### Given information
= = = = = = =
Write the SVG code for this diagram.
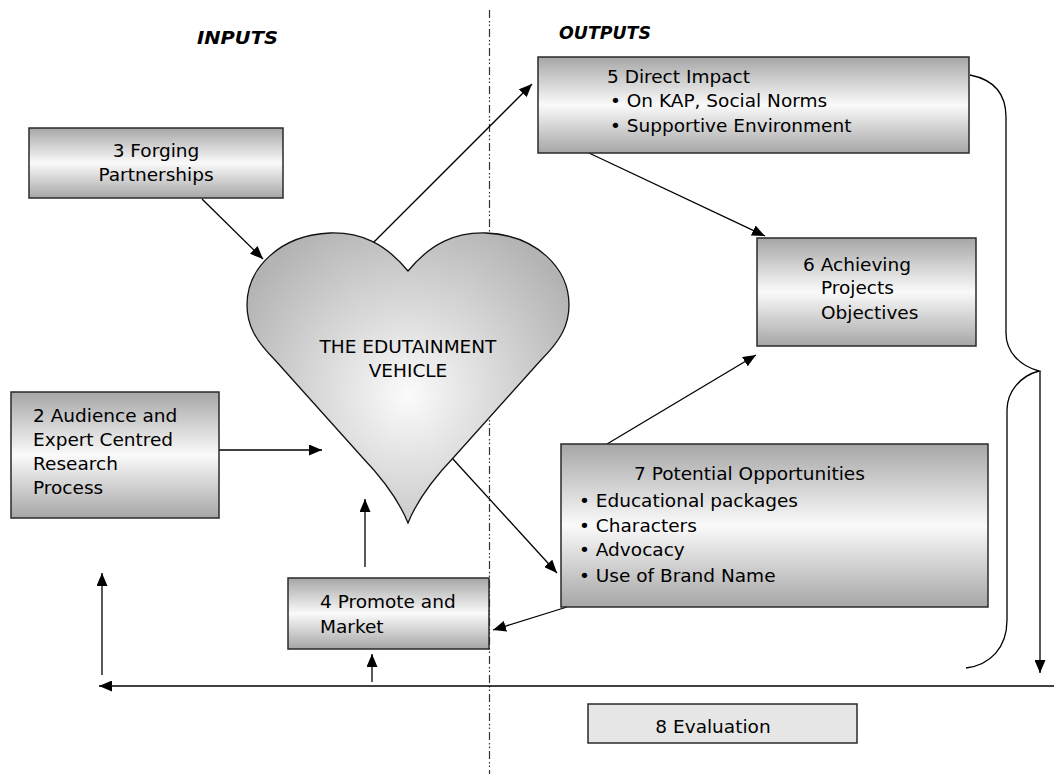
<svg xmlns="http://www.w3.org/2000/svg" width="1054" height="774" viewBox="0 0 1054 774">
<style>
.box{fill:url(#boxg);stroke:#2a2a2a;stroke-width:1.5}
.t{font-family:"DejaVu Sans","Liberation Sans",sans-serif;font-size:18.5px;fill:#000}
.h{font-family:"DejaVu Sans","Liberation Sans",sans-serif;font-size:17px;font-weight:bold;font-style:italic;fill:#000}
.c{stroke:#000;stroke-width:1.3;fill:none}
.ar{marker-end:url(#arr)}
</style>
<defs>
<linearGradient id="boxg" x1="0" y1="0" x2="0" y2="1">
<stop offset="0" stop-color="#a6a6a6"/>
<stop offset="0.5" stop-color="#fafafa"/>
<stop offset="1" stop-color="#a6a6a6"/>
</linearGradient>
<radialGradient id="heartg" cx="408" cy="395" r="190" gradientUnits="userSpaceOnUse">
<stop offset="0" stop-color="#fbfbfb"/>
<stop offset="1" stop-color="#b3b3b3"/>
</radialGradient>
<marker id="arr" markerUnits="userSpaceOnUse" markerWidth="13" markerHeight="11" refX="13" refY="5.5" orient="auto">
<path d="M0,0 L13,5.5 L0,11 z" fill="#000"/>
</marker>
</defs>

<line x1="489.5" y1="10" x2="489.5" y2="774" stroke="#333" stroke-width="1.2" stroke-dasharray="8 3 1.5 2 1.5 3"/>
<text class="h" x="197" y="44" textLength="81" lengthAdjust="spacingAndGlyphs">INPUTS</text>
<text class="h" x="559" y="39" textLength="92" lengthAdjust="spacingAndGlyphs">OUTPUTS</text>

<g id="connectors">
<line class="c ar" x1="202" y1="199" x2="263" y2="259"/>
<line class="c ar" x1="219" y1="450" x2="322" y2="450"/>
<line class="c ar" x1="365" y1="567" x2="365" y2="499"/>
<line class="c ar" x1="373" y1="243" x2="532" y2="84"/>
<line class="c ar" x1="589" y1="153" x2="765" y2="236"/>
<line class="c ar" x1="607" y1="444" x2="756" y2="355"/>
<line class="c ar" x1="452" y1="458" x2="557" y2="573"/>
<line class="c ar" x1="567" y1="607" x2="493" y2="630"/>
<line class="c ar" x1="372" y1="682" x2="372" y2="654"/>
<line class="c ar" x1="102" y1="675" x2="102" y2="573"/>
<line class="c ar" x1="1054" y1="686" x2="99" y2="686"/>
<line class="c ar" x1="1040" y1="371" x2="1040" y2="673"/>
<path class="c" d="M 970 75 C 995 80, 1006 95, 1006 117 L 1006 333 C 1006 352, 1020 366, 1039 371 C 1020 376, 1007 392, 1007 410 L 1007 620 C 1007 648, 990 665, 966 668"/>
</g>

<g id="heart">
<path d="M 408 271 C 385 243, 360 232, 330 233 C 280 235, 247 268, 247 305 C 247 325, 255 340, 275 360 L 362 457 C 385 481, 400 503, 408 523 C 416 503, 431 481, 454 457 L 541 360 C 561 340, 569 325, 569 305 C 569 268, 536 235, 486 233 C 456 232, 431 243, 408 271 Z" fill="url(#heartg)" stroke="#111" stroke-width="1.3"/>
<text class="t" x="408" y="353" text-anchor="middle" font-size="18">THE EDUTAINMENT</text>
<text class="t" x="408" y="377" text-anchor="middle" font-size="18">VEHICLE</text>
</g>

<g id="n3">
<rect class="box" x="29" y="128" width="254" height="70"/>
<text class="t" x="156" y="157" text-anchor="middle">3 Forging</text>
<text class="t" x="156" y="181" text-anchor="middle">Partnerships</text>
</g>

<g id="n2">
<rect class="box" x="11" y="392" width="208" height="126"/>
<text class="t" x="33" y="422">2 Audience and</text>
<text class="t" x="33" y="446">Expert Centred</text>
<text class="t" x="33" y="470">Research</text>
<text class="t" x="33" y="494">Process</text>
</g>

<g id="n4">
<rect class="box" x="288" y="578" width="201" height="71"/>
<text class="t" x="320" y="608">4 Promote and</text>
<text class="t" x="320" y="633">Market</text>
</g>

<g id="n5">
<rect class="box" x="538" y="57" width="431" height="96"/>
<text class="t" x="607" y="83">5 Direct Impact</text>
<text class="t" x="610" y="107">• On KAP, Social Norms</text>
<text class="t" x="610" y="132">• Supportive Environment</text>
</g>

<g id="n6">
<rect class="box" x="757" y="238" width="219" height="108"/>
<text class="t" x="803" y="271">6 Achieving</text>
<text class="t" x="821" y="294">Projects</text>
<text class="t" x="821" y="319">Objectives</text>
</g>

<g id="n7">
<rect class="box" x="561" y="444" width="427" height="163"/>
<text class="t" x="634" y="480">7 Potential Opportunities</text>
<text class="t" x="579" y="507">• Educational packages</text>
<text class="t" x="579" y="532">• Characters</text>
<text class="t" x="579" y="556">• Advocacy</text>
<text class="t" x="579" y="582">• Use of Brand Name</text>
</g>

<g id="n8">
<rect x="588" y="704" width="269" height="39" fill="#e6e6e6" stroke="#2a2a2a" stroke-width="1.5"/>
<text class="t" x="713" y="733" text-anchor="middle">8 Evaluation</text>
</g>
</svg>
= = = = = = =
### Your instructions
Transcribe all the data word for word; the images stay out.

### Answer in full
Write the SVG code for this diagram.
<svg xmlns="http://www.w3.org/2000/svg" width="1054" height="774" viewBox="0 0 1054 774">
<style>
.box{fill:url(#boxg);stroke:#2a2a2a;stroke-width:1.5}
.t{font-family:"DejaVu Sans","Liberation Sans",sans-serif;font-size:18.5px;fill:#000}
.h{font-family:"DejaVu Sans","Liberation Sans",sans-serif;font-size:17px;font-weight:bold;font-style:italic;fill:#000}
.c{stroke:#000;stroke-width:1.3;fill:none}
.ar{marker-end:url(#arr)}
</style>
<defs>
<linearGradient id="boxg" x1="0" y1="0" x2="0" y2="1">
<stop offset="0" stop-color="#a6a6a6"/>
<stop offset="0.5" stop-color="#fafafa"/>
<stop offset="1" stop-color="#a6a6a6"/>
</linearGradient>
<radialGradient id="heartg" cx="408" cy="395" r="190" gradientUnits="userSpaceOnUse">
<stop offset="0" stop-color="#fbfbfb"/>
<stop offset="1" stop-color="#b3b3b3"/>
</radialGradient>
<marker id="arr" markerUnits="userSpaceOnUse" markerWidth="13" markerHeight="11" refX="13" refY="5.5" orient="auto">
<path d="M0,0 L13,5.5 L0,11 z" fill="#000"/>
</marker>
</defs>

<line x1="489.5" y1="10" x2="489.5" y2="774" stroke="#333" stroke-width="1.2" stroke-dasharray="8 3 1.5 2 1.5 3"/>
<text class="h" x="197" y="44" textLength="81" lengthAdjust="spacingAndGlyphs">INPUTS</text>
<text class="h" x="559" y="39" textLength="92" lengthAdjust="spacingAndGlyphs">OUTPUTS</text>

<g id="connectors">
<line class="c ar" x1="202" y1="199" x2="263" y2="259"/>
<line class="c ar" x1="219" y1="450" x2="322" y2="450"/>
<line class="c ar" x1="365" y1="567" x2="365" y2="499"/>
<line class="c ar" x1="373" y1="243" x2="532" y2="84"/>
<line class="c ar" x1="589" y1="153" x2="765" y2="236"/>
<line class="c ar" x1="607" y1="444" x2="756" y2="355"/>
<line class="c ar" x1="452" y1="458" x2="557" y2="573"/>
<line class="c ar" x1="567" y1="607" x2="493" y2="630"/>
<line class="c ar" x1="372" y1="682" x2="372" y2="654"/>
<line class="c ar" x1="102" y1="675" x2="102" y2="573"/>
<line class="c ar" x1="1054" y1="686" x2="99" y2="686"/>
<line class="c ar" x1="1040" y1="371" x2="1040" y2="673"/>
<path class="c" d="M 970 75 C 995 80, 1006 95, 1006 117 L 1006 333 C 1006 352, 1020 366, 1039 371 C 1020 376, 1007 392, 1007 410 L 1007 620 C 1007 648, 990 665, 966 668"/>
</g>

<g id="heart">
<path d="M 408 271 C 385 243, 360 232, 330 233 C 280 235, 247 268, 247 305 C 247 325, 255 340, 275 360 L 362 457 C 385 481, 400 503, 408 523 C 416 503, 431 481, 454 457 L 541 360 C 561 340, 569 325, 569 305 C 569 268, 536 235, 486 233 C 456 232, 431 243, 408 271 Z" fill="url(#heartg)" stroke="#111" stroke-width="1.3"/>
<text class="t" x="408" y="353" text-anchor="middle" font-size="18">THE EDUTAINMENT</text>
<text class="t" x="408" y="377" text-anchor="middle" font-size="18">VEHICLE</text>
</g>

<g id="n3">
<rect class="box" x="29" y="128" width="254" height="70"/>
<text class="t" x="156" y="157" text-anchor="middle">3 Forging</text>
<text class="t" x="156" y="181" text-anchor="middle">Partnerships</text>
</g>

<g id="n2">
<rect class="box" x="11" y="392" width="208" height="126"/>
<text class="t" x="33" y="422">2 Audience and</text>
<text class="t" x="33" y="446">Expert Centred</text>
<text class="t" x="33" y="470">Research</text>
<text class="t" x="33" y="494">Process</text>
</g>

<g id="n4">
<rect class="box" x="288" y="578" width="201" height="71"/>
<text class="t" x="320" y="608">4 Promote and</text>
<text class="t" x="320" y="633">Market</text>
</g>

<g id="n5">
<rect class="box" x="538" y="57" width="431" height="96"/>
<text class="t" x="607" y="83">5 Direct Impact</text>
<text class="t" x="610" y="107">• On KAP, Social Norms</text>
<text class="t" x="610" y="132">• Supportive Environment</text>
</g>

<g id="n6">
<rect class="box" x="757" y="238" width="219" height="108"/>
<text class="t" x="803" y="271">6 Achieving</text>
<text class="t" x="821" y="294">Projects</text>
<text class="t" x="821" y="319">Objectives</text>
</g>

<g id="n7">
<rect class="box" x="561" y="444" width="427" height="163"/>
<text class="t" x="634" y="480">7 Potential Opportunities</text>
<text class="t" x="579" y="507">• Educational packages</text>
<text class="t" x="579" y="532">• Characters</text>
<text class="t" x="579" y="556">• Advocacy</text>
<text class="t" x="579" y="582">• Use of Brand Name</text>
</g>

<g id="n8">
<rect x="588" y="704" width="269" height="39" fill="#e6e6e6" stroke="#2a2a2a" stroke-width="1.5"/>
<text class="t" x="713" y="733" text-anchor="middle">8 Evaluation</text>
</g>
</svg>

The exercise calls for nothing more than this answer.